The unctuous Jackson was played by Thomas Browne Henry. Mr. Henry played more military men in ‘50s sci-fi than about anyone this side of Morris Ankrum. He appeared in such films as Earth vs. the Flying Saucer, The Beginning of the End, 20 Million Miles to Earth, the Jabootu favorite The Brain from Planet Arous, The Blood of Dracula and How to Make a Monster.
Harry’s buddy Sam was played by Todd Karnes, who is easily most famous as Harry Baily, Jimmy Stewart’s flyboy brother in Frank Capra’s It’s a Wonderful Life.
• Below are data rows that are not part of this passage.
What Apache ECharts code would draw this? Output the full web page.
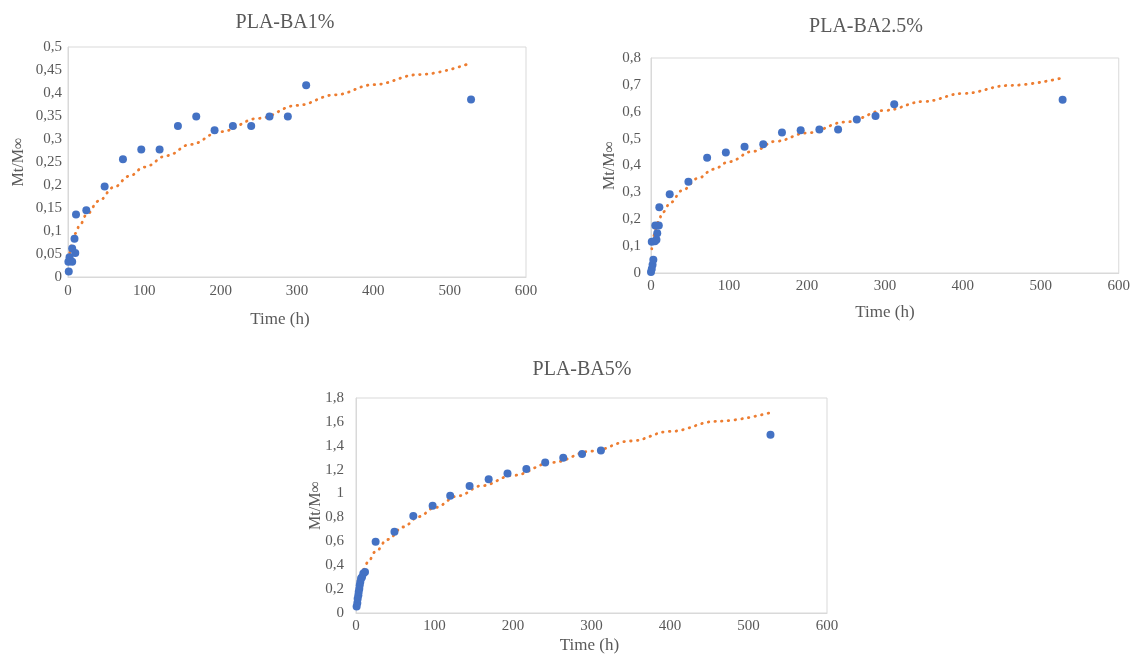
<!DOCTYPE html>
<html>
<head>
<meta charset="utf-8">
<script src="https://cdn.jsdelivr.net/npm/echarts@6/dist/echarts.min.js"></script>
<style>
html,body{margin:0;padding:0;background:#fff;}
#c{width:1133px;height:663px;}
</style>
</head>
<body>
<div id="c"></div>
<script>
// ---- Data ----
const titles = ['PLA-BA1%', 'PLA-BA2.5%', 'PLA-BA5%'];
const xName = 'Time (h)';
const yName = 'Mt/M\u221E';

// PLA-BA1%
const time1 = [1, 0.5, 2, 5.5, 5.5, 9.5, 8.5, 10.5, 24, 48, 72, 96, 120, 144, 168, 192, 216, 240, 264, 288, 312, 528];
const val1  = [0.012, 0.033, 0.043, 0.062, 0.033, 0.052, 0.083, 0.136, 0.145, 0.197, 0.256, 0.277, 0.277, 0.328, 0.349, 0.319, 0.328, 0.328, 0.349, 0.349, 0.417, 0.386];
const trendT1 = [1, 2, 3, 5, 7, 10, 15, 25, 40, 60, 80, 100, 130, 160, 200, 250, 300, 350, 400, 460, 522];
const trendV1 = [0.038, 0.05, 0.059, 0.072, 0.082, 0.095, 0.112, 0.137, 0.165, 0.195, 0.219, 0.239, 0.264, 0.288, 0.316, 0.345, 0.373, 0.396, 0.418, 0.44, 0.462];

// PLA-BA2.5%
const time2 = [0, 1, 2, 3, 1, 5, 7, 8, 5.5, 10, 10.7, 24, 48, 72, 96, 120, 144, 168, 192, 216, 240, 264, 288, 312, 528];
const val2  = [0.004, 0.015, 0.031, 0.049, 0.116, 0.118, 0.124, 0.148, 0.177, 0.177, 0.245, 0.293, 0.340, 0.429, 0.448, 0.470, 0.479, 0.523, 0.531, 0.534, 0.534, 0.571, 0.584, 0.628, 0.645];
const trendT2 = [1, 2, 3, 5, 7, 10, 15, 25, 40, 60, 80, 100, 130, 160, 200, 250, 300, 350, 400, 460, 528];
const trendV2 = [0.09, 0.113, 0.13, 0.155, 0.172, 0.198, 0.226, 0.262, 0.307, 0.352, 0.386, 0.414, 0.452, 0.49, 0.521, 0.562, 0.605, 0.638, 0.668, 0.698, 0.726];

// PLA-BA5%
const time3 = [0.8, 1.7, 2.1, 3, 3.4, 4.2, 4.7, 5.5, 6.4, 7.6, 9.3, 11.5, 25, 49, 73, 97.6, 120, 144.7, 169, 193, 217, 241, 264, 288, 312, 528];
const val3  = [0.055, 0.084, 0.12, 0.148, 0.176, 0.204, 0.232, 0.26, 0.288, 0.30, 0.33, 0.344, 0.596, 0.680, 0.812, 0.898, 0.982, 1.064, 1.119, 1.167, 1.206, 1.259, 1.299, 1.332, 1.36, 1.492];
const trendT3 = [1, 2, 3, 5, 7, 10, 15, 25, 40, 60, 80, 100, 130, 160, 200, 250, 300, 350, 400, 460, 526];
const trendV3 = [0.15, 0.195, 0.23, 0.277, 0.315, 0.365, 0.425, 0.515, 0.615, 0.72, 0.807, 0.882, 0.98, 1.065, 1.152, 1.26, 1.355, 1.44, 1.52, 1.605, 1.674];

const yMax = [0.5, 0.8, 1.8];
const yStep = [0.05, 0.1, 0.2];
const xMax = 600, xStep = 100;

// ---- Layout ----
const grids = [
  {left: 68, top: 47, width: 458, height: 230},
  {left: 651, top: 58, width: 468, height: 215},
  {left: 356, top: 398, width: 471, height: 215}
];
const titlePos = [{x: 280, y: 8}, {x: 861, y: 12}, {x: 577, y: 355}];
const xNamePad = [[0, 34, 0, 0], [0, 0, 0, 0], [0, 4, 0, 0]];
const xNameGap = [34, 31, 24];
const xLabelMargin = [7, 6, 6];
const yNameGap = [41, 33, 32];
const yLabelMargin = [6, 10, 12];

const FONT = 'Liberation Serif';
const GREY = '#595959';
const fmt = v => (+v.toFixed(2)).toString().replace('.', ',');
const pairs = (a, b) => a.map((t, i) => [t, b[i]]);

const times = [time1, time2, time3];
const vals = [val1, val2, val3];
const tT = [trendT1, trendT2, trendT3];
const tV = [trendV1, trendV2, trendV3];

const option = {
  backgroundColor: '#fff',
  animation: false,
  title: titles.map((t, i) => ({
    text: t, left: titlePos[i].x, top: titlePos[i].y, textAlign: 'center',
    textStyle: {fontFamily: FONT, fontSize: 20, fontWeight: 'normal', color: GREY}
  })),
  grid: grids.map(g => Object.assign({show: true, borderColor: '#d9d9d9', borderWidth: 1, containLabel: false}, g)),
  xAxis: grids.map((g, i) => ({
    type: 'value', gridIndex: i, min: 0, max: xMax, interval: xStep,
    name: xName, nameLocation: 'middle', nameGap: xNameGap[i], nameMoveOverlap: false,
    nameTextStyle: {fontFamily: FONT, fontSize: 17, color: GREY, padding: xNamePad[i]},
    axisLine: {show: true, lineStyle: {color: '#d9d9d9'}},
    axisTick: {show: false},
    splitLine: {show: false},
    axisLabel: {fontFamily: FONT, fontSize: 15, color: GREY, margin: xLabelMargin[i]}
  })),
  yAxis: grids.map((g, i) => ({
    type: 'value', gridIndex: i, min: 0, max: yMax[i], interval: yStep[i],
    name: yName, nameLocation: 'middle', nameGap: yNameGap[i], nameMoveOverlap: false,
    nameTextStyle: {fontFamily: FONT, fontSize: 16, color: GREY},
    axisLine: {show: true, lineStyle: {color: '#d9d9d9'}},
    axisTick: {show: false},
    splitLine: {show: false},
    axisLabel: {fontFamily: FONT, fontSize: 15, color: GREY, margin: yLabelMargin[i], formatter: fmt}
  })),
  series: []
};

for (let i = 0; i < 3; i++) {
  option.series.push({
    type: 'line', xAxisIndex: i, yAxisIndex: i, z: 2,
    data: pairs(tT[i], tV[i]), showSymbol: false, symbol: 'none',
    smooth: 0.4, smoothMonotone: 'x',
    lineStyle: {color: '#ED7D31', width: 2.8, type: [0.5, 6.2], cap: 'round'}
  });
  option.series.push({
    type: 'scatter', xAxisIndex: i, yAxisIndex: i, z: 3,
    data: pairs(times[i], vals[i]), symbol: 'circle', symbolSize: 8,
    itemStyle: {color: '#4472C4', opacity: 1}
  });
}

const chart = echarts.init(document.getElementById('c'), null, {renderer: 'canvas'});
chart.setOption(option);
</script>
</body>
</html>
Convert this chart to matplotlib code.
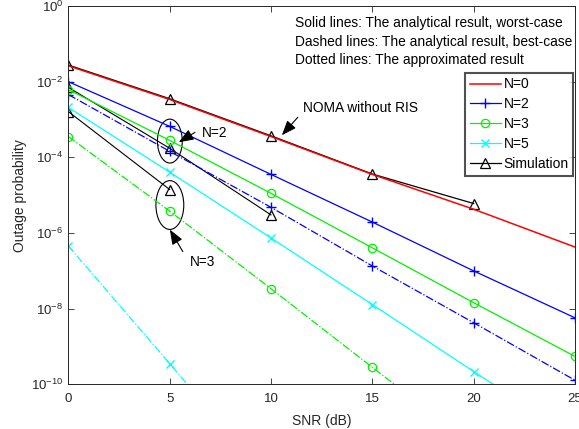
import numpy as np
import matplotlib
matplotlib.use("Agg")
import matplotlib.pyplot as plt
from matplotlib.patches import Ellipse
from matplotlib.ticker import FixedLocator, NullLocator, LogFormatterMathtext

plt.rcParams['font.family'] = ['Liberation Sans', 'DejaVu Sans']
plt.rcParams['mathtext.fontset'] = 'custom'
plt.rcParams['mathtext.rm'] = 'Liberation Sans'

snr = [0, 5, 10, 15, 20, 25]

# log10 of outage probability
n0_worst = [-1.58, -2.47, -3.45, -4.45, -5.37, -6.37]
n2_worst = [-2.00, -3.18, -4.45, -5.71, -7.00, -8.24]
n2_best = [-2.34, -3.84, -5.32, -6.87, -8.37, -9.89]
n3_worst = [-2.21, -3.55, -4.95, -6.39, -7.84, -9.26]
n3_best = [-3.45, -5.42, -7.47, -9.55, -11.6, -13.7]
n5_worst = [-2.68, -4.39, -6.13, -7.89, -9.66, -11.4]
n5_best = [-6.34, -9.45, -12.6, -15.7, -18.8, -21.9]

sim_n0_snr = [0, 5, 10, 15, 20]
sim_n0 = [-1.56, -2.45, -3.43, -4.44, -5.22]
sim_n2_snr = [0, 5, 10]
sim_n2 = [-2.15, -3.76, -5.52]
sim_n3_snr = [0, 5]
sim_n3 = [-2.79, -4.85]

legend_labels = ['N=0', 'N=2', 'N=3', 'N=5', 'Simulation']

def p(v):
    return np.power(10.0, np.array(v))

fig = plt.figure(figsize=(5.79, 4.29), dpi=100)
ax = fig.add_axes([0.118, 0.104, 0.875, 0.882])

lw = 0.9
ms = 6
green = (0.0, 0.95, 0.0)
hs, = ax.semilogy(sim_n0_snr, p(sim_n0), '-', color='black', lw=0.9, marker='^', ms=ms+1, mfc='none', mew=0.9)
ax.semilogy(sim_n2_snr, p(sim_n2), '-', color='black', lw=0.8, marker='^', ms=ms+1, mfc='none', mew=0.9)
ax.semilogy(sim_n3_snr, p(sim_n3), '-', color='black', lw=0.8, marker='^', ms=ms+1, mfc='none', mew=0.9)
h0, = ax.semilogy(snr, p(n0_worst), '-', color='red', lw=1.1)
h2, = ax.semilogy(snr, p(n2_worst), '-', color='blue', lw=lw, marker='+', ms=ms+1, mew=1)
ax.semilogy(snr, p(n2_best), '-.', color='blue', lw=lw, marker='+', ms=ms+1, mew=1)
h3, = ax.semilogy(snr, p(n3_worst), '-', color=green, lw=lw, marker='o', ms=ms, mfc='none', mew=0.9)
ax.semilogy(snr, p(n3_best), '-.', color=green, lw=lw, marker='o', ms=ms, mfc='none', mew=0.9)
h5, = ax.semilogy(snr, p(n5_worst), '-', color='cyan', lw=lw, marker='x', ms=ms, mew=1)
ax.semilogy(snr, p(n5_best), '-.', color='cyan', lw=lw, marker='x', ms=ms, mew=1)

ax.set_xlim(0, 25)
ax.set_ylim(1e-10, 1)
ax.set_xticks([0, 5, 10, 15, 20, 25])
ax.yaxis.set_major_locator(FixedLocator(10.0 ** np.arange(-10, 1, 2)))
ax.yaxis.set_minor_locator(NullLocator())
ax.yaxis.set_major_formatter(LogFormatterMathtext())
ax.tick_params(direction='in', top=True, right=True, labelsize=9.5, length=4, width=0.6, colors='#262626')
ax.tick_params(axis='x', pad=6)
for s in ax.spines.values():
    s.set_linewidth(0.7)
    s.set_color('#262626')
ax.set_xlabel('SNR (dB)', fontsize=10, color='#262626', labelpad=7)
ax.set_ylabel('Outage probability', fontsize=10, color='#262626', labelpad=3)

leg = ax.legend([h0, h2, h3, h5, hs], legend_labels, loc='upper right',
                bbox_to_anchor=(0.997, 0.824), fontsize=10, frameon=True, fancybox=False,
                edgecolor='#262626', borderpad=0.35, labelspacing=0.42, handlelength=2.2,
                handletextpad=0.2, borderaxespad=0)
leg.get_frame().set_linewidth(1.5)

tx = 0.447
fs_t = 9.9
ax.text(tx, 0.956, 'Solid lines: The analytical result, worst-case', transform=ax.transAxes, fontsize=fs_t, va='center')
ax.text(tx, 0.905, 'Dashed lines: The analytical result, best-case', transform=ax.transAxes, fontsize=fs_t, va='center')
ax.text(tx, 0.856, 'Dotted lines: The approximated result', transform=ax.transAxes, fontsize=fs_t, va='center')

ax.add_patch(Ellipse((0.2004, 0.643), 0.049, 0.116, transform=ax.transAxes, fill=False, ec='black', lw=0.8))
ax.add_patch(Ellipse((0.2004, 0.474), 0.055, 0.129, transform=ax.transAxes, fill=False, ec='black', lw=0.8))

aprops = dict(arrowstyle='-|>,head_length=0.9,head_width=0.35', color='black', lw=0.8, shrinkA=0, shrinkB=0)
ax.annotate('', xy=(0.218, 0.640), xytext=(0.250, 0.666), xycoords='axes fraction', arrowprops=aprops)
ax.text(0.263, 0.664, 'N=2', transform=ax.transAxes, fontsize=9.9, va='center', ha='left')
ax.annotate('', xy=(0.2004, 0.409), xytext=(0.226, 0.351), xycoords='axes fraction', arrowprops=aprops)
ax.text(0.240, 0.324, 'N=3', transform=ax.transAxes, fontsize=9.9, va='center', ha='left')
ax.annotate('', xy=(0.4215, 0.6585), xytext=(0.453, 0.706), xycoords='axes fraction', arrowprops=aprops)
ax.text(0.463, 0.730, 'NOMA without RIS', transform=ax.transAxes, fontsize=9.9, va='center', ha='left')

fig.savefig('out.png', dpi=100)
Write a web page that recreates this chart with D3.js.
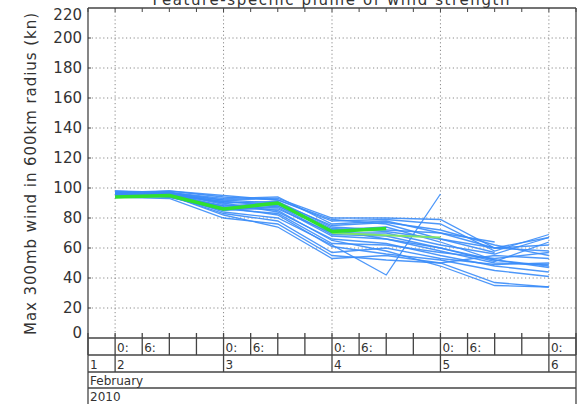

Nina Koshetz (Rose) was a classically trained and quite famous Russian opera singer. In her native country she hung out with the likes of Rachmaninoff, who composed a series of songs dedicated to her. Immigrating to the States in 1920, perhaps fleeing the post-revolution Communist regime, she became a much respected vocal coach. She also appeared in a handful of films, such as this one.
Finally, gang member Charlie was played by Steve Brodie. Brodie has a smallish part in the Harryhausen classic The Beast From 20,000 Fathoms, and later went on to star in primo crap like The Wild World of Batwoman, Jabootu fave Frankenstein Island and The Giant Spider Invasion.
No one would ever hear of the film’s obscure director, William Castle, again.